Data Lakes store data in a completely unstructured and unorganized format. The data is not specialized, meaning that it can be manipulated in a variety of ways. In lots of cases, Big Data works better in this way. In the past, data warehouses were sufficient storage mediums for enterprise data because they were organized better, and that’s still true. However, it becomes difficult for data scientists to uncover insights when data is pre-organized. Sure, it may take longer to get from point A to point B, but what the Data Lake has going for it is that all of the information stored within it is available at any given time, in its native format. In a competitive world where every scrap of data matters, the Data Lake can be intriguing. Further, in using a Data Lake, one can dictate the kinds of analysis that are possible using that data, not the other way around.
Not everything is perfect at the shore, however. While it does allow for more advanced searching of larger volumes of data, there are no unique identifiers. The extractor has to start from scratch in order to create a new data analysis since there is no metadata. It’s a lot more difficult to search through a pool of unfiltered data when nothing has a category or class designation. In short, gaining value from a Data Lake is difficult.
Since the data cannot be defined, there is no oversight as to what exactly is being dumped into a lake. Is the data useful? No one knows until it is analyzed. At least in the use of a data warehouse, data can be organized by quality. Here, it’s all meshed together. This also raises security concerns. If no one knows what kind of data resides in the lake, they might not find out that some of it is corrupt until it’s too late. Shortcomings in this space are important to note, as organizations have started using this technology with no real push for security measures. Compromises in security need to be addressed.

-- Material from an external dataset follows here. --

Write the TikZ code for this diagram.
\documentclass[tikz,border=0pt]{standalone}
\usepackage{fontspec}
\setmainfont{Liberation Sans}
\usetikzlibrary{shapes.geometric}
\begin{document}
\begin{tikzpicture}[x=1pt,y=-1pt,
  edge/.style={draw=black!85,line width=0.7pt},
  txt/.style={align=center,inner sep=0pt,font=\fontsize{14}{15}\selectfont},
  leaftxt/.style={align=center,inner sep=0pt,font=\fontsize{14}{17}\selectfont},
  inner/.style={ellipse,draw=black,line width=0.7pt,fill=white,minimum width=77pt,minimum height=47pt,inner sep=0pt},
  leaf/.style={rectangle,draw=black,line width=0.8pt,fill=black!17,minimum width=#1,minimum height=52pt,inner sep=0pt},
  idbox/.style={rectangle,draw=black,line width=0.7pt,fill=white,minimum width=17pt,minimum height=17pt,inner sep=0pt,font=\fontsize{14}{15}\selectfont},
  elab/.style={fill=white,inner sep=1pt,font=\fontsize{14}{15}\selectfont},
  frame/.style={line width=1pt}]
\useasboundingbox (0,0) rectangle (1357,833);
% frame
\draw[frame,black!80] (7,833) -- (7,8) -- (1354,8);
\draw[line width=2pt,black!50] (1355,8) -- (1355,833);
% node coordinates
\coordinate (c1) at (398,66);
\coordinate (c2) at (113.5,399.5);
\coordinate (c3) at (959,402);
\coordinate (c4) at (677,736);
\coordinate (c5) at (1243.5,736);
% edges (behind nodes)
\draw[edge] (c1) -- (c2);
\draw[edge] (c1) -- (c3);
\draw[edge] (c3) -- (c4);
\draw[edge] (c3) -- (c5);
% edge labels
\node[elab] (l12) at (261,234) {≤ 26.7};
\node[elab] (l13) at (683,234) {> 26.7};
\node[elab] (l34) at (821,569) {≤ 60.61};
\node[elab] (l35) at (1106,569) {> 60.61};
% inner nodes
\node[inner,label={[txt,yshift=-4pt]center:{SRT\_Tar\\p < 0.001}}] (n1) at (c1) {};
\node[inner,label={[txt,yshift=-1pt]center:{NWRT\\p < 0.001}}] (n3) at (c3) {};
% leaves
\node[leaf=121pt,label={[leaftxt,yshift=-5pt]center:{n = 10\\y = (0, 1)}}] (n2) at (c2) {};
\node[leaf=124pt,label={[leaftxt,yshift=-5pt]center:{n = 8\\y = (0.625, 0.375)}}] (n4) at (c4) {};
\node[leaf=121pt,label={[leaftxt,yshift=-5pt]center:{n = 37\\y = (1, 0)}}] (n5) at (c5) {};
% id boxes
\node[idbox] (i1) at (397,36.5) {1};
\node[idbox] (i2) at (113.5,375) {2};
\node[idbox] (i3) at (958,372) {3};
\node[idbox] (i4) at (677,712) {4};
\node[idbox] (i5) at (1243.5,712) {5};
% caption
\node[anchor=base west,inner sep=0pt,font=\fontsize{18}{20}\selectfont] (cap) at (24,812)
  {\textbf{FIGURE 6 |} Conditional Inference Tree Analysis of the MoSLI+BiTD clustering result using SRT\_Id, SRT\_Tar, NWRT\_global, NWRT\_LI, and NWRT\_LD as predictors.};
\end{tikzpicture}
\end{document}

Business Intelligence tools have a tough time sifting through all the mud at the bottom of the lake. BI solutions, for the most part, are engineered to analyze organized data. They simply don’t function at a high level when asked to take on the task of completely unstructured information. Though data warehouses provide a lot less raw data, they are drastically more defined. One of the biggest problems in the Data Integration space to begin with was a skills gap. The use of the data lake requires more highly-skilled integrators, something that may not be available for quite some time.
In a recent post, Gartner warned against falling into the “Data Lake Fallacy.” Their viewpoint was clear: enterprises need to be careful of jumping right into Data Lakes and using them as their main integration source for analytics. They argue that while there are benefits, the industry has yet to adapt, and applications within the enterprise environment are uncertain at this point. Andrew White, VP of Gartner writes: “The need for increased agility and accessibility for data analysis is the primary driver for Data Lakes. Nevertheless, while it is certainly true that Data Lakes can provide value to various parts of the organization, the proposition of enterprise-wide data management has yet to be realized.”
One has to think that Data Lakes will continue to grow in popularity as the Internet of Things boom looms and all its connected devices begin to stream into the marketplace. For now though, it seems safer to store data outside of the lake, citing the concerns outlined above. It doesn’t look like Data Lakes will make warehouses obsolete any time soon, at least until someone finds a way to provide enough organization and security to them to make them worthwhile for all Big Data initiatives.
But if someone swoops in to organize and secure the Data Lakes, won’t that just make them Big Data warehouses?